Les politiques publiques locales devraient promouvoir le « stockage de chaleur intersaisonnier »

Publié le 1 mars 2024 à 15h00 - par

L’Académie des technologies préconise, lorsque c’est réalisable, d’installer des systèmes de géothermie « à recharge active ». Destinés aux bâtiments neufs ou existants, dans l’habitat individuel et collectif ou dans le tertiaire, ils peuvent aussi être couplés aux réseaux de chaleur des collectivités.

Les politiques publiques locales devraient promouvoir le "stockage de chaleur intersaisonnier"
© Par VectorMine - stock.adobe.com

Alors que les solutions se multiplient pour faire face au réchauffement climatique, un rapport de l’Académie des technologies met en avant la géothermie à recharge active, plus performante que la géothermie classique. Objectifs : réduire les émissions de gaz à effet de serre et le coût du chauffage, mais aussi augmenter la souveraineté énergétique du pays. Le procédé consiste à stocker de la chaleur en été pour l’utiliser l’hiver et, inversement à stocker du froid en hiver pour rafraîchir en été. Des pompes à chaleur restituent la chaleur, stockée à une température inférieure à 40°C, pour chauffer ou rafraîchir les bâtiments et produire l’eau chaude sanitaire.

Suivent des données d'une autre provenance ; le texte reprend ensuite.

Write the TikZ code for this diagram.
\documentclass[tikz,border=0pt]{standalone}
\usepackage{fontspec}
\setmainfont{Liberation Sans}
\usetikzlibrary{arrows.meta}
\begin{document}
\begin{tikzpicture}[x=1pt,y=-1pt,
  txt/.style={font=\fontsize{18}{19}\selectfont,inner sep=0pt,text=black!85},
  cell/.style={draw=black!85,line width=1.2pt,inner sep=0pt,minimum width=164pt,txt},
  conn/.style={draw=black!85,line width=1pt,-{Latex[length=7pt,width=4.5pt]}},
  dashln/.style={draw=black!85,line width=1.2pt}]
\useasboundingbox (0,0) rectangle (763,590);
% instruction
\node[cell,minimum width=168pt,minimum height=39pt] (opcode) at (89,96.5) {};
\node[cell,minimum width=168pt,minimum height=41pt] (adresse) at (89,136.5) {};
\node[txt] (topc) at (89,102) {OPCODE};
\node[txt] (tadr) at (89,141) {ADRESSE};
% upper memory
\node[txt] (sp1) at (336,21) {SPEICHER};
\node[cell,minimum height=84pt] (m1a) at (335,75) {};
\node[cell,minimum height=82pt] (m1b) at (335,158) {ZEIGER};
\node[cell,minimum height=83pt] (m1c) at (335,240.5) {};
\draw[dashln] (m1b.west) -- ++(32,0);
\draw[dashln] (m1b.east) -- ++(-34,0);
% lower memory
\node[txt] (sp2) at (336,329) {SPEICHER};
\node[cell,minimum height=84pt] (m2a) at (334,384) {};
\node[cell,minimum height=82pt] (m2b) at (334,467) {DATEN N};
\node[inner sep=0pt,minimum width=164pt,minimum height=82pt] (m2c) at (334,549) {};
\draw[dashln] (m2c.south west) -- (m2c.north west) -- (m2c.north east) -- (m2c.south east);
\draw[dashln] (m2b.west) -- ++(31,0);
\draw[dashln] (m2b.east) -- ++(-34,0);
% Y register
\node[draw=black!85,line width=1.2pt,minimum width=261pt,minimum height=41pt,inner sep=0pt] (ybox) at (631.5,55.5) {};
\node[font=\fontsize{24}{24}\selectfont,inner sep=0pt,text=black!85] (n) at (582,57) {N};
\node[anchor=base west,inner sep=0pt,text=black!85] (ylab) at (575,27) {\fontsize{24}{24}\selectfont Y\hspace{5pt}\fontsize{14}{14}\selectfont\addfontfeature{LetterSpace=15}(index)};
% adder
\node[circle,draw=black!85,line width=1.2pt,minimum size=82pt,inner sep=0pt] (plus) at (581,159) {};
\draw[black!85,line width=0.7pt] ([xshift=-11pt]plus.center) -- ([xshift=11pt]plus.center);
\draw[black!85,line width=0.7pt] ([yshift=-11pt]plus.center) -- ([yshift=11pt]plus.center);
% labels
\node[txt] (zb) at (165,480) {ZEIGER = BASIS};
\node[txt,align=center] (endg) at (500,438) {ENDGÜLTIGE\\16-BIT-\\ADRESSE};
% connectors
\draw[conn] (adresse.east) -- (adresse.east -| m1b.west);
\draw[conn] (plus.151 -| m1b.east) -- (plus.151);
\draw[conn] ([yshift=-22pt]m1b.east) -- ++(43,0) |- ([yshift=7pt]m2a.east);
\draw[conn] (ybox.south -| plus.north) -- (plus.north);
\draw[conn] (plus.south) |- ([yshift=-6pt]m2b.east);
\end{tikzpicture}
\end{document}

Quand la géothermie traditionnelle utilise la chaleur naturellement présente dans le sous-sol, la géothermie active repose sur des dispositifs qui s’appuient sur des sources d’énergie complémentaires : panneaux solaires thermiques, chaleur fatale industrielle, eaux usées, centre de calcul, rafraîchissement par le sol, système frigorifique… Mais pour que le projet soit viable, ces sources doivent être disponibles, bas carbone et peu coûteuses.

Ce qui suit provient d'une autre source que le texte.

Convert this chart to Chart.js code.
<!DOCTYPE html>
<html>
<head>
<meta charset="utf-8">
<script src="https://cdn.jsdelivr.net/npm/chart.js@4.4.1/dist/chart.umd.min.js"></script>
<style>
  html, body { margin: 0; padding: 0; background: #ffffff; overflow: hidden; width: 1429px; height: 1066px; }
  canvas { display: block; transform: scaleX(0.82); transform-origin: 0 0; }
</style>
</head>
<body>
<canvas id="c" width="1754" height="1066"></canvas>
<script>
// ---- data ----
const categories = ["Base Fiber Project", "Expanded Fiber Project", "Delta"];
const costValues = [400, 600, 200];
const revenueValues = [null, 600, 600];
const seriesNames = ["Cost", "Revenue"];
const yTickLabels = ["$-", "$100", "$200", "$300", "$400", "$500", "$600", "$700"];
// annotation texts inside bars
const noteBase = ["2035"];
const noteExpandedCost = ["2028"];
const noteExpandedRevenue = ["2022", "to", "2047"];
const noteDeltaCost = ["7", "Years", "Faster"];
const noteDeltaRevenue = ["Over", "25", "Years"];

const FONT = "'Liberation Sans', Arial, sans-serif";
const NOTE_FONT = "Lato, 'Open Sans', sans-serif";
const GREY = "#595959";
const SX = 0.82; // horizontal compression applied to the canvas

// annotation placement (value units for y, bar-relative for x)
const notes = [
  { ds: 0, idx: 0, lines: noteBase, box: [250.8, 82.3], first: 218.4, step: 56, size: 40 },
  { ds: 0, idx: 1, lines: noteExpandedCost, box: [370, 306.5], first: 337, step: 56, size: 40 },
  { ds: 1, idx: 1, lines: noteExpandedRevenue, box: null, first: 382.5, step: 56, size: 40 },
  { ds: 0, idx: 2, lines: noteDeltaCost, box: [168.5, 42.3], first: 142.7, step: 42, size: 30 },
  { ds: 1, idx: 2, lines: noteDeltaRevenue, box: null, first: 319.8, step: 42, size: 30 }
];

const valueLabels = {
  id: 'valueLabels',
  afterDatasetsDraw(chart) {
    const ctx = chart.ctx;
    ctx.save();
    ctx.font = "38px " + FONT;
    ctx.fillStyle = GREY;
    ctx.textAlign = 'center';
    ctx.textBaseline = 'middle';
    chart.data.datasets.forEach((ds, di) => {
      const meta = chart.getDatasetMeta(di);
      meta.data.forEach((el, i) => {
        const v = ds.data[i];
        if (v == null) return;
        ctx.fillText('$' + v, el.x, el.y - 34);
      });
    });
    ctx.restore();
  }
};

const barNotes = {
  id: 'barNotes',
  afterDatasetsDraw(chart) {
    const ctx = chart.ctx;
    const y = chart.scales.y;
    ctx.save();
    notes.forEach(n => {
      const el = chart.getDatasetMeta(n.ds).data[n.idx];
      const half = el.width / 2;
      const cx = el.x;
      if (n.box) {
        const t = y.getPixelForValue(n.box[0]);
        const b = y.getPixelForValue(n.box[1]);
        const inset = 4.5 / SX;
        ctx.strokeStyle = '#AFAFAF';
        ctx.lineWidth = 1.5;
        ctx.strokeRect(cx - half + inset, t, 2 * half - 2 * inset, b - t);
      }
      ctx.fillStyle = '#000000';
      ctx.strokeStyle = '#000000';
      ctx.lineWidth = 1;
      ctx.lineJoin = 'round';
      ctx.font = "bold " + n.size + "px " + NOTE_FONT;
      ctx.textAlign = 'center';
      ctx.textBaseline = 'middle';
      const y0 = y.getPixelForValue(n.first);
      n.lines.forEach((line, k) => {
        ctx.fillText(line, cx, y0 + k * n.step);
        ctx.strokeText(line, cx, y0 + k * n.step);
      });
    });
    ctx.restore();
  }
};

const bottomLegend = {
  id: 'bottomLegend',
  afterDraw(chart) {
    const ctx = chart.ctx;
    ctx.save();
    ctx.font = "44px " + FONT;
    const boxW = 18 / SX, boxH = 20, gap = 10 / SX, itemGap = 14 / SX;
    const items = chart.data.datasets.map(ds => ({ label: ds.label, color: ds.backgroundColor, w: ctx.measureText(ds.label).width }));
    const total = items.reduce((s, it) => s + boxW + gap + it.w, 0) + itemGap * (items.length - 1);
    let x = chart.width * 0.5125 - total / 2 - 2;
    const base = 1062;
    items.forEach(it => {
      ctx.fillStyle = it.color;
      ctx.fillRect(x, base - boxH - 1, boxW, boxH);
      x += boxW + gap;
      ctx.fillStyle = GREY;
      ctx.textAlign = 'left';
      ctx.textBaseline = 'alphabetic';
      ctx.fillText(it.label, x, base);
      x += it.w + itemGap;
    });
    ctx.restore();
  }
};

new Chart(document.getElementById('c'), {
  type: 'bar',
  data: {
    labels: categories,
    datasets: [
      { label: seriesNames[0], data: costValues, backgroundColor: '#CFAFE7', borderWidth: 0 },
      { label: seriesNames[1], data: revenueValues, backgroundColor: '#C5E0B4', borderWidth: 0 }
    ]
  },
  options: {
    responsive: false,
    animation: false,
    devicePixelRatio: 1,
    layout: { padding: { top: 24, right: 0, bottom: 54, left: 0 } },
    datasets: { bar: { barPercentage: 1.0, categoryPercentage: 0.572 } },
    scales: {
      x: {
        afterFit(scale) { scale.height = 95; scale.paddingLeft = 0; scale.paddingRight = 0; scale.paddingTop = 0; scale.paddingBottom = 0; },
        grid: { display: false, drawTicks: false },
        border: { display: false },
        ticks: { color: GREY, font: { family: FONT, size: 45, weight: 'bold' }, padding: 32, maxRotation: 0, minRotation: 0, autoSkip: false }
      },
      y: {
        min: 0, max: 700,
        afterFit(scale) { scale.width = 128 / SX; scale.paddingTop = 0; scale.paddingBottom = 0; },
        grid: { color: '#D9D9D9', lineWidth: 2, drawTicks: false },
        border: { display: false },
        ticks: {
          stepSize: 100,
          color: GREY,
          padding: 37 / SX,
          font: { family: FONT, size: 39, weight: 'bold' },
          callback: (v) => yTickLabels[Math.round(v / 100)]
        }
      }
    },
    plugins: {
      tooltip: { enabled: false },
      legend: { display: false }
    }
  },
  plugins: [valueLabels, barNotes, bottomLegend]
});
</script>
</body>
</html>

Quelques cas d’usage existent en France et à l’étranger (Suisse, Suède, Danemark…). L’examen des cartes du Bureau de recherches géologiques et minières (BRGM) montre que le potentiel concerne la quasi-totalité du territoire, a expliqué le professeur Yves Bamberger, président honoris causa de l’Académie des technologies, lors de la présentation du rapport à la presse le 29 février 2024. En revanche, dans les zones de construction dense (environ 5 % du territoire), le manque de terrains disponibles, l’encombrement du sous-sol et la difficulté d’acheminer le matériel de forage ou de forer peuvent conduire à renoncer au projet.

Plan d’action géothermie

Outre la densité de bâtiments, l’étude doit prendre en compte notamment la géologie du sous-sol, la présence de nappes phréatiques et la proximité de réseaux d’assainissement de capacité suffisante. Les collectivités qui exploitent un réseau de chaleur peuvent y intégrer un dispositif de stockage afin de réduire le contenu carbone de tout ou partie de sa production. Il est également possible d’ajouter des panneaux solaires thermiques ou photovoltaïques à l’occasion d’une rénovation, afin d’augmenter la quantité de chaleur disponible pour le stockage. Et, dans les zones peu denses en périphérie urbaine, même un petit jardin permet d’adopter une solution individuelle de géothermie active. De même, dans les lotissements, une solution globale avec un petit réseau de chaleur ou une boucle froide peut représenter une solution économique, grâce à la mutualisation des sources d’énergie et des frais de fonctionnement.

Le plan d’action géothermie gouvernemental de février 2023 fixe l’objectif de produire 100 térawatts/heure en 2040, soit un quart de la chaleur nécessaire pour le bâtiment. Un effort considérable, puisque cela suppose de parvenir à installer chaque année 3 gigawatts de puissance, c’est-à-dire autant que la puissance totale installée en 2020. Selon le professeur Bamberger, si la moitié de la géothermie reposait sur des recharges actives, cela permettrait d’économiser l’équivalent d’un EPR. Avec, certes, un budget important. Toutefois, l’investissement peut se révéler moins coûteux et plus efficace qu’une isolation thermique lourde de bâtiments. Les performances thermiques sont plus efficaces et les dépenses de fonctionnement sont réduites.

Martine Courgnaud – Del Ry

La géothermie consiste à récupérer la chaleur présente dans les nappes d’eau souterraines où la température de l’eau se situe entre 50 et 95°C pour la transformer en énergie. La chaleur prélevée est transférée au réseau urbain pour alimenter en chauffage ou en eau chaude sanitaire les bâtiments d’un quartier. L’eau est ensuite réincorporée dans la nappe souterraine. En alimentant son réseau de chaleur par la géothermie, Rueil-Malmaison (Hauts-de-Seine, 80 000 habitants) évitera chaque année l’émission de 21 000 tonnes de CO2 — l’équivalent de 11 600 véhicules en circulation.